"""

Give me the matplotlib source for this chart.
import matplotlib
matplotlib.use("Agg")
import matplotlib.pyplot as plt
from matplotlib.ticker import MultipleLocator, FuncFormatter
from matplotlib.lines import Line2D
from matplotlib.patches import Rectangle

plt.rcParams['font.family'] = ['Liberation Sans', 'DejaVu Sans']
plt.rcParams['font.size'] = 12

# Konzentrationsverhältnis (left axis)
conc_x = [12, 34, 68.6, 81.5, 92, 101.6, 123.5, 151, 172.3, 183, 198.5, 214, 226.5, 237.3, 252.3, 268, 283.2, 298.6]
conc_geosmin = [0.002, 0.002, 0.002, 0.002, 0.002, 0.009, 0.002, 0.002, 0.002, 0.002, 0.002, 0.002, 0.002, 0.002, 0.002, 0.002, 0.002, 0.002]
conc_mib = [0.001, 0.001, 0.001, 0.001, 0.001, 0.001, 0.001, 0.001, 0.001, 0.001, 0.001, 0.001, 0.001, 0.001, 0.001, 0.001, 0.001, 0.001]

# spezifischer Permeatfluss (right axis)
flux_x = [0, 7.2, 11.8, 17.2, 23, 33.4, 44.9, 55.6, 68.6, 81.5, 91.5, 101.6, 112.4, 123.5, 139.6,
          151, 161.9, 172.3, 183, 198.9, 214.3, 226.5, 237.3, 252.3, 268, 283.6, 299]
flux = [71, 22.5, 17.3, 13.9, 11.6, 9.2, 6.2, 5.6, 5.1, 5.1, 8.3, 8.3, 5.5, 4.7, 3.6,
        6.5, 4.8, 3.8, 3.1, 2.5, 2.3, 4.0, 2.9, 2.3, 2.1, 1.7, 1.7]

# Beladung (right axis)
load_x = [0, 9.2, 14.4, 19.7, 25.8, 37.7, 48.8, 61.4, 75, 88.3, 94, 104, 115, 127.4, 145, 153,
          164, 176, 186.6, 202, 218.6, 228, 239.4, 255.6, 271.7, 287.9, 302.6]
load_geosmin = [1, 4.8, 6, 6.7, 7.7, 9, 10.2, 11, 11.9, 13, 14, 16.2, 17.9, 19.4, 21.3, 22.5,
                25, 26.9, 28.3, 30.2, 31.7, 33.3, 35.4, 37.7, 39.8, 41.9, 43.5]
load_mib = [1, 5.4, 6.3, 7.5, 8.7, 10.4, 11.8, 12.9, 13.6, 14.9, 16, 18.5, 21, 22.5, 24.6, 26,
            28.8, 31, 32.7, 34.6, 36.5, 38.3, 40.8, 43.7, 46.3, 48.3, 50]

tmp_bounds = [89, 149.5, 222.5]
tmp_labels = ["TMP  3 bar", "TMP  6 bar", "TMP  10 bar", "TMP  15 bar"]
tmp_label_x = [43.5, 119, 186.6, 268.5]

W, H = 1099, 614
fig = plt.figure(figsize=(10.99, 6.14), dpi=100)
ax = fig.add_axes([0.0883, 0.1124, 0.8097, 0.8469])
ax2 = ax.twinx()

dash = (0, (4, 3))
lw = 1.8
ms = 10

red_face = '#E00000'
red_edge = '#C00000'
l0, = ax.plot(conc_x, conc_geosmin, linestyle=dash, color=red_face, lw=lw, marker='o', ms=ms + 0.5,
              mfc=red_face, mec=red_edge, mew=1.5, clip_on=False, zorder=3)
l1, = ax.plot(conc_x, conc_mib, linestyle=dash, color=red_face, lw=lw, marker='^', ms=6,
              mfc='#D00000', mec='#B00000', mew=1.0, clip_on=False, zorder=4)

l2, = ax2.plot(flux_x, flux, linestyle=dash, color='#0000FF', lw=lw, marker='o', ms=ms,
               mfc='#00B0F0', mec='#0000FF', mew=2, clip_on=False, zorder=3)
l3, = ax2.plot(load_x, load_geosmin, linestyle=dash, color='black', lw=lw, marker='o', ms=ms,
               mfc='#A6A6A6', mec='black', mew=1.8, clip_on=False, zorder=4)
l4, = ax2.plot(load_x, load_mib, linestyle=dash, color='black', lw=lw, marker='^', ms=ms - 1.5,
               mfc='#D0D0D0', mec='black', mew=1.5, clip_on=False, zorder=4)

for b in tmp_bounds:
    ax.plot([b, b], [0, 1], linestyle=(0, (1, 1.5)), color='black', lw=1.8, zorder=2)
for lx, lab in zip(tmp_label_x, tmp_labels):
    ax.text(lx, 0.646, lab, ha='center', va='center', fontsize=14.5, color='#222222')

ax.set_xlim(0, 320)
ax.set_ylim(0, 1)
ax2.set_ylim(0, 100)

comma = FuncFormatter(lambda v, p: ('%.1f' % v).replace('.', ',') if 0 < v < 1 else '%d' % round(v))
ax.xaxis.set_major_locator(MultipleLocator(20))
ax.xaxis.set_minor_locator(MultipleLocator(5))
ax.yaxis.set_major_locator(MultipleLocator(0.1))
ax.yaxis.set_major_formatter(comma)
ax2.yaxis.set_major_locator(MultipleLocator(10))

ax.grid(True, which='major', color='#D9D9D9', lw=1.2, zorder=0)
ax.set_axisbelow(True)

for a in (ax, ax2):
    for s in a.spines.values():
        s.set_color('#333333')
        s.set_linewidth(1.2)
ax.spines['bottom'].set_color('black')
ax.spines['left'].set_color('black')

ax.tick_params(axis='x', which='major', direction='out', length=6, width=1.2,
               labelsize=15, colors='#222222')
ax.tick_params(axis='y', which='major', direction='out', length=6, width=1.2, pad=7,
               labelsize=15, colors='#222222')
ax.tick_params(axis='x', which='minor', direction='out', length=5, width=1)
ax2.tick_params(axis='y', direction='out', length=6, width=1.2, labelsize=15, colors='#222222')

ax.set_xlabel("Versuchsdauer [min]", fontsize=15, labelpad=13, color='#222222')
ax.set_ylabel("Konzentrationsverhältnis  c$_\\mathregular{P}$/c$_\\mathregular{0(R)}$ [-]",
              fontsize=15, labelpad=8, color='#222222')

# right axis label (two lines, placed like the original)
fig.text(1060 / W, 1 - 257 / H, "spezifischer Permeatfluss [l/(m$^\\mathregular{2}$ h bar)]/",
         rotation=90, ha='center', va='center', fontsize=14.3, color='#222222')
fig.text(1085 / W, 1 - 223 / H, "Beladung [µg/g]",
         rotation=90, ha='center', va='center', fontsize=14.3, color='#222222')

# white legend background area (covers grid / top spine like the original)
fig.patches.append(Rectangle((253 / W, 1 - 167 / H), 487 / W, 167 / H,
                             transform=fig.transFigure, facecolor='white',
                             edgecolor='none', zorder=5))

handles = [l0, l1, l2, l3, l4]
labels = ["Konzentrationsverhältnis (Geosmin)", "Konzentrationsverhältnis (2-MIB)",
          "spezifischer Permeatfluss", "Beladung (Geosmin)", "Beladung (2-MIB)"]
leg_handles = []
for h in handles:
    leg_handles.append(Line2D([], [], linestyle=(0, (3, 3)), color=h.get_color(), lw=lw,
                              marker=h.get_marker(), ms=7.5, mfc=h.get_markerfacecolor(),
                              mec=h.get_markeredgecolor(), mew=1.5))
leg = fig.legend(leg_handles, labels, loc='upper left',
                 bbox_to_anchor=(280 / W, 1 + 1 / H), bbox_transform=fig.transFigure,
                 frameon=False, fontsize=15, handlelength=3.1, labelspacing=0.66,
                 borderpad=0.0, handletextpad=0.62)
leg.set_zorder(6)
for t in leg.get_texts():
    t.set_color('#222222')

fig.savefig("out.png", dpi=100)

"""
"""

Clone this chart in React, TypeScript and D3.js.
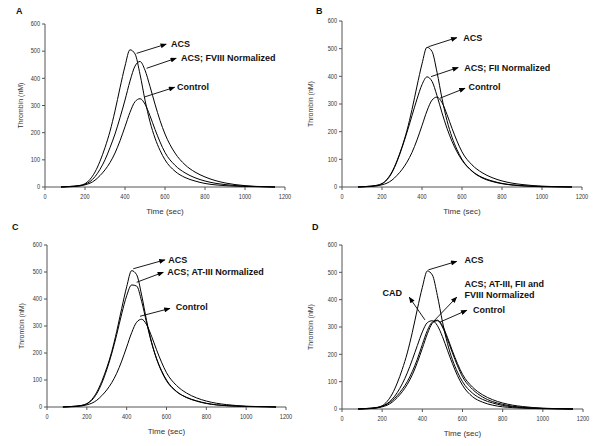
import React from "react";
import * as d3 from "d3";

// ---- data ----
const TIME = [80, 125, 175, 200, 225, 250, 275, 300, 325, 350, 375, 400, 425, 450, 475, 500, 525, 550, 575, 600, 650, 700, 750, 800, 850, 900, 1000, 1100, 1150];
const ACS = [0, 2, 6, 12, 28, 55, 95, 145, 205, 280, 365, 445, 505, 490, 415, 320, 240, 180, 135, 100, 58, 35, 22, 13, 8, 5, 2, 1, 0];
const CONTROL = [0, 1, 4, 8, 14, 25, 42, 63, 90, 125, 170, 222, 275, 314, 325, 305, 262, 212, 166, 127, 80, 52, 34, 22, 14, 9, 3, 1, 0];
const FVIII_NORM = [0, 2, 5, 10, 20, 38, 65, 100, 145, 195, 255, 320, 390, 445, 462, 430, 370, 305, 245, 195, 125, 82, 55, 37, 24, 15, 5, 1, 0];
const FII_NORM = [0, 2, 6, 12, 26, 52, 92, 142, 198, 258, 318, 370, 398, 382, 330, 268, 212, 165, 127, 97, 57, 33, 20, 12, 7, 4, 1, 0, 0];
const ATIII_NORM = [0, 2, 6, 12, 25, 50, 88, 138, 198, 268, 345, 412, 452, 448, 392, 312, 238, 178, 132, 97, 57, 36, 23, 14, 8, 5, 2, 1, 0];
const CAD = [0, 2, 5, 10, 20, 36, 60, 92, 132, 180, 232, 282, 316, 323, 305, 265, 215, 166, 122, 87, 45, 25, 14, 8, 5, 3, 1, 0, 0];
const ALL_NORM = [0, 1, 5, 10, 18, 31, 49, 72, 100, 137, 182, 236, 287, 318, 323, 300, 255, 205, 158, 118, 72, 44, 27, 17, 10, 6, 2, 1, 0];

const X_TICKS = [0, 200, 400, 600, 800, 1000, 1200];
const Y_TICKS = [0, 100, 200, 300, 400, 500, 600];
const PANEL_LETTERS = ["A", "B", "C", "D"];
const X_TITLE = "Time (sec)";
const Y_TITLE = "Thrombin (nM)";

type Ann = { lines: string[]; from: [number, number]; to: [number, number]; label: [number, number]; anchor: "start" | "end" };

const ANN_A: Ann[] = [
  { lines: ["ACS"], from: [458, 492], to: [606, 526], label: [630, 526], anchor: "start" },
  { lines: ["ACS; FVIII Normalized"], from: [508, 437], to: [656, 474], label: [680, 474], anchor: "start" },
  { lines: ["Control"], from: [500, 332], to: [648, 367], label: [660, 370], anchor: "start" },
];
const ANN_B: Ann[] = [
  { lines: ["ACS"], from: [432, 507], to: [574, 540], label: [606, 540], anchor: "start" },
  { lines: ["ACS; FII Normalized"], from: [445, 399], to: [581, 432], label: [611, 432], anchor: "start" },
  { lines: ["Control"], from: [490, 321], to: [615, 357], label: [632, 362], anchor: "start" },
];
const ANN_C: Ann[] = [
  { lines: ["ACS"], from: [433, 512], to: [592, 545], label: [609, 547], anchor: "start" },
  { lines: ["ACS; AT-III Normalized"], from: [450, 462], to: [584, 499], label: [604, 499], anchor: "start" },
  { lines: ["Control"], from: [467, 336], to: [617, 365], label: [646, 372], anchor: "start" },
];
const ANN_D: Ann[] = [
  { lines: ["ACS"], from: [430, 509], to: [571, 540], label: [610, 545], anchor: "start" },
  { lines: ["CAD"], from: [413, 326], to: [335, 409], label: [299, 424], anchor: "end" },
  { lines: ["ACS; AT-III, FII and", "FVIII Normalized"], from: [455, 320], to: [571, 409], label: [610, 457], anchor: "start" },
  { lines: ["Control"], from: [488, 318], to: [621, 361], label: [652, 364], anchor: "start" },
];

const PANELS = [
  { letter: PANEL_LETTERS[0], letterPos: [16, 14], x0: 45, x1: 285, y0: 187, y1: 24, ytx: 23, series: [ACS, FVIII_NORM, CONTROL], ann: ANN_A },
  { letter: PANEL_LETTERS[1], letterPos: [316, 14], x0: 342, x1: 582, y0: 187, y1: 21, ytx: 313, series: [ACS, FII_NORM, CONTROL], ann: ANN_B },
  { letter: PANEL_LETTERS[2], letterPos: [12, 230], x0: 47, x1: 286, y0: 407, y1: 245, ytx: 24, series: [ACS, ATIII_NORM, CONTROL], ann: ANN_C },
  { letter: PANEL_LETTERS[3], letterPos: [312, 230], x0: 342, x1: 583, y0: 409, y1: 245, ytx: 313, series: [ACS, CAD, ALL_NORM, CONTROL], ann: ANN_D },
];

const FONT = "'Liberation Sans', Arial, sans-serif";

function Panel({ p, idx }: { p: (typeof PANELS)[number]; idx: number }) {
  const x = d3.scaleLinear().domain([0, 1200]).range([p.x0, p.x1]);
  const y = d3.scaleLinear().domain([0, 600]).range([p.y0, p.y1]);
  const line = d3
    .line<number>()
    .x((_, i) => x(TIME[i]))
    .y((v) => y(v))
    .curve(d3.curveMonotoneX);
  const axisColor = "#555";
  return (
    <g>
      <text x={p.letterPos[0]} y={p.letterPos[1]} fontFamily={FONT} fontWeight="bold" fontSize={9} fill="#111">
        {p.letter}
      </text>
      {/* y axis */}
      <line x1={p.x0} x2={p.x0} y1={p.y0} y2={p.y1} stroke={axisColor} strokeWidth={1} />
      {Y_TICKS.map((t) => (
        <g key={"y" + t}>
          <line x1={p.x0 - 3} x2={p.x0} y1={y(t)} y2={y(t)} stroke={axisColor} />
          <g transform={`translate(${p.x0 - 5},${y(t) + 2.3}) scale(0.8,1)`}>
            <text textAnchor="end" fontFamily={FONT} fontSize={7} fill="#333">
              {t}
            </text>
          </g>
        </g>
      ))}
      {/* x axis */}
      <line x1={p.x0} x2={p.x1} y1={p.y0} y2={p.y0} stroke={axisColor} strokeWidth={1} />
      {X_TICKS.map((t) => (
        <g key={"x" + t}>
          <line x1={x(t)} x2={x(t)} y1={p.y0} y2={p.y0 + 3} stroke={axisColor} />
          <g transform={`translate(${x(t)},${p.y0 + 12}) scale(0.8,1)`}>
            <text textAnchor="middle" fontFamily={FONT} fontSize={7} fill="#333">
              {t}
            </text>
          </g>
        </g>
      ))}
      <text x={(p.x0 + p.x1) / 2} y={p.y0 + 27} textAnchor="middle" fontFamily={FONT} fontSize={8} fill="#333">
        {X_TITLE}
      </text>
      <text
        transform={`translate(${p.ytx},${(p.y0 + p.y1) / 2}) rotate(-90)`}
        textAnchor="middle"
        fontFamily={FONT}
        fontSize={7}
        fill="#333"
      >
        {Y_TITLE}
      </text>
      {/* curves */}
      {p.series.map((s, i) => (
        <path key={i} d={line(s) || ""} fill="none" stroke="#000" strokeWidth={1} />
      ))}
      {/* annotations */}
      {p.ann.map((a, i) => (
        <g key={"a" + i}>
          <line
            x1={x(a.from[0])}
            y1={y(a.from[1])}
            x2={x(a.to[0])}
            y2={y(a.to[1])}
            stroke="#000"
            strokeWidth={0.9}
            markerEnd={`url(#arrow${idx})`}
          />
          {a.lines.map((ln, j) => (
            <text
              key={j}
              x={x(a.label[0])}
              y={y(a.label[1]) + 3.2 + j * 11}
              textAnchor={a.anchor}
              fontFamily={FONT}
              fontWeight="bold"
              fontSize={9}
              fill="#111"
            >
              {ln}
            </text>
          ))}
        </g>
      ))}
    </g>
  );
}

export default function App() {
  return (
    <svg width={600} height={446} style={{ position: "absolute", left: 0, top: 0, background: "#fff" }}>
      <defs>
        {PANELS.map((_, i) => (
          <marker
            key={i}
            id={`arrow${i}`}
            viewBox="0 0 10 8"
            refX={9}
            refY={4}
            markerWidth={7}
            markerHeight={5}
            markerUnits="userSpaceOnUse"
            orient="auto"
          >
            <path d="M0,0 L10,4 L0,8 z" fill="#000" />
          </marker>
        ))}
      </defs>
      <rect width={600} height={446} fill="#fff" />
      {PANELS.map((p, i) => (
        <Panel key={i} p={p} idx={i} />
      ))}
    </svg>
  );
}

"""
"""

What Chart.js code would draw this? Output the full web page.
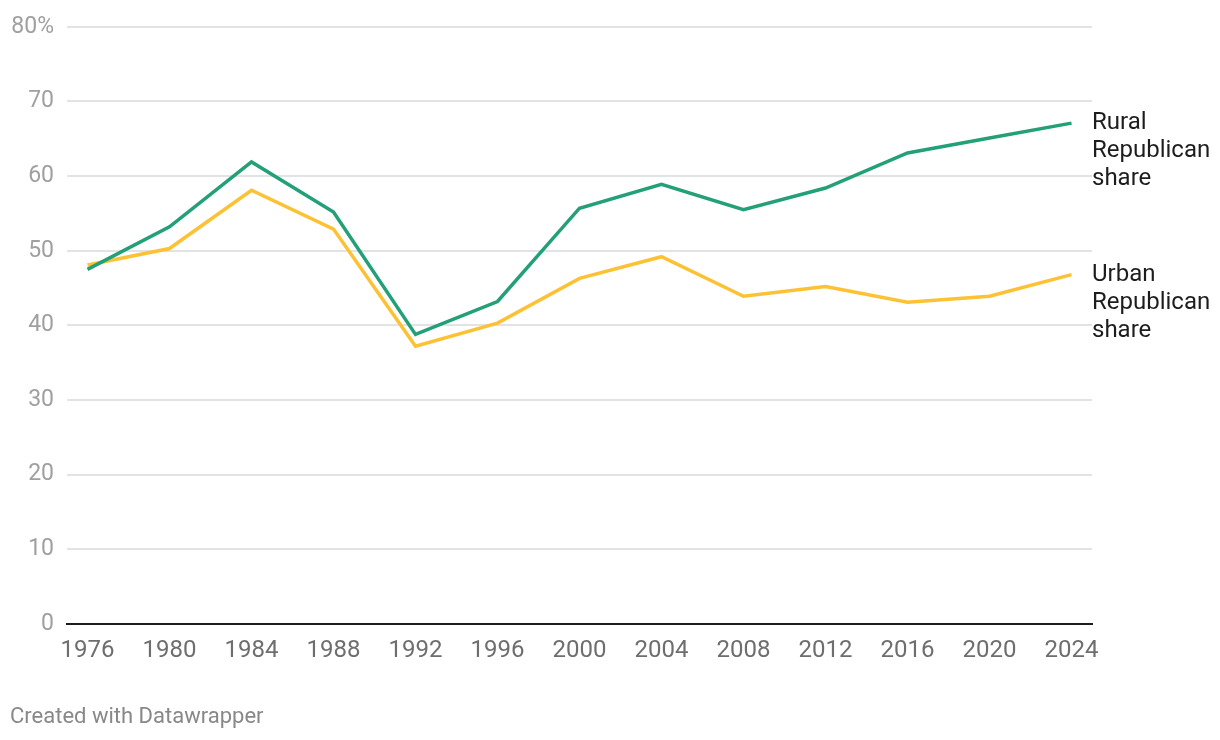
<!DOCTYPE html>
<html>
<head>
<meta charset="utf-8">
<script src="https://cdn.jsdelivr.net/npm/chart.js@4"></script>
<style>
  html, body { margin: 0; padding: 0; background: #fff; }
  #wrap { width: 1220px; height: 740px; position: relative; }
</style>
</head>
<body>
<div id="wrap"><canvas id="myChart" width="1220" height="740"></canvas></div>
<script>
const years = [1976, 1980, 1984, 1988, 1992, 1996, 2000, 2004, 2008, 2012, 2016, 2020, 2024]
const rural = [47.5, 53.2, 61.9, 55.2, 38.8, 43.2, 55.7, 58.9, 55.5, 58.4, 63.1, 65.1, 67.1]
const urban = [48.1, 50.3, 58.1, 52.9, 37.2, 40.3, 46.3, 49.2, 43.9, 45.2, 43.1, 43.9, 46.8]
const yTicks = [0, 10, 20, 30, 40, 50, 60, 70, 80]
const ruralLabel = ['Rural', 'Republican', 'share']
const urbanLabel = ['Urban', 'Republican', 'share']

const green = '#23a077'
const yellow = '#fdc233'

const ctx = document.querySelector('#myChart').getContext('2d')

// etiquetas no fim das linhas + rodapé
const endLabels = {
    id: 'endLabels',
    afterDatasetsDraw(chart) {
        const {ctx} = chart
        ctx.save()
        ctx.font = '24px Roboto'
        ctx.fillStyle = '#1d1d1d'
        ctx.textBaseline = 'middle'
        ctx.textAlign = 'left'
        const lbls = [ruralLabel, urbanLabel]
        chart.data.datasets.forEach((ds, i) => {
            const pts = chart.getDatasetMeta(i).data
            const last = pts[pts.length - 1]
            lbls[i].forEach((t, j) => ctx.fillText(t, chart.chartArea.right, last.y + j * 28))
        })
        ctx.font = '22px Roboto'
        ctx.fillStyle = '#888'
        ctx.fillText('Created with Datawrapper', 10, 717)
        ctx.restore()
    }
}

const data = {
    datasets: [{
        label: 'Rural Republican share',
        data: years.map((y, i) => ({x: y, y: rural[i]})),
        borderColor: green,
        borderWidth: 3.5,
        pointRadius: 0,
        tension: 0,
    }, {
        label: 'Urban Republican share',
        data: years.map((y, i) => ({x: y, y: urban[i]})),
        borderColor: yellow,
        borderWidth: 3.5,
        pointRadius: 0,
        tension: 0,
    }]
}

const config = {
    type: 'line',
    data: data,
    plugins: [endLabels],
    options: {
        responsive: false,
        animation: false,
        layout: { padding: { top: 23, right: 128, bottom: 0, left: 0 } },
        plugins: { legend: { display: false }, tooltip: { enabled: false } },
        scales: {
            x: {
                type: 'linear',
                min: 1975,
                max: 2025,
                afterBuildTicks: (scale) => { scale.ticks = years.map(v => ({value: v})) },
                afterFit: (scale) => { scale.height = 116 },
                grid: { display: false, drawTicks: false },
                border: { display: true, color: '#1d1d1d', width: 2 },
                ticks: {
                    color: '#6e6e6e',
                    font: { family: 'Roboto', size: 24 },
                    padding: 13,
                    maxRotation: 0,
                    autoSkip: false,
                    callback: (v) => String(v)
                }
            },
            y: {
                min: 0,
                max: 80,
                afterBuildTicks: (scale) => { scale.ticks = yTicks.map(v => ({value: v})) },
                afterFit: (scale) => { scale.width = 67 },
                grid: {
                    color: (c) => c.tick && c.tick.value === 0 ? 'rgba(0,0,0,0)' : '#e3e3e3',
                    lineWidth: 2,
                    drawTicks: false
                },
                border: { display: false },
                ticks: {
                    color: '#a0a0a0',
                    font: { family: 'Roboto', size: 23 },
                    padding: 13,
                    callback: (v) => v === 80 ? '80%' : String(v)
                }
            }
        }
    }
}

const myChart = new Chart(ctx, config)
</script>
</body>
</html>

"""

# PROBLEM TO SOLVE
Find every line in the records that contains the word "matplotlib"; copy those lines.

# COMPLETE ANSWER
Give me the matplotlib source for this chart.
import matplotlib
matplotlib.use("Agg")
import matplotlib.pyplot as plt
from matplotlib.ticker import MultipleLocator, FuncFormatter
from matplotlib.lines import Line2D
from matplotlib.patches import Rectangle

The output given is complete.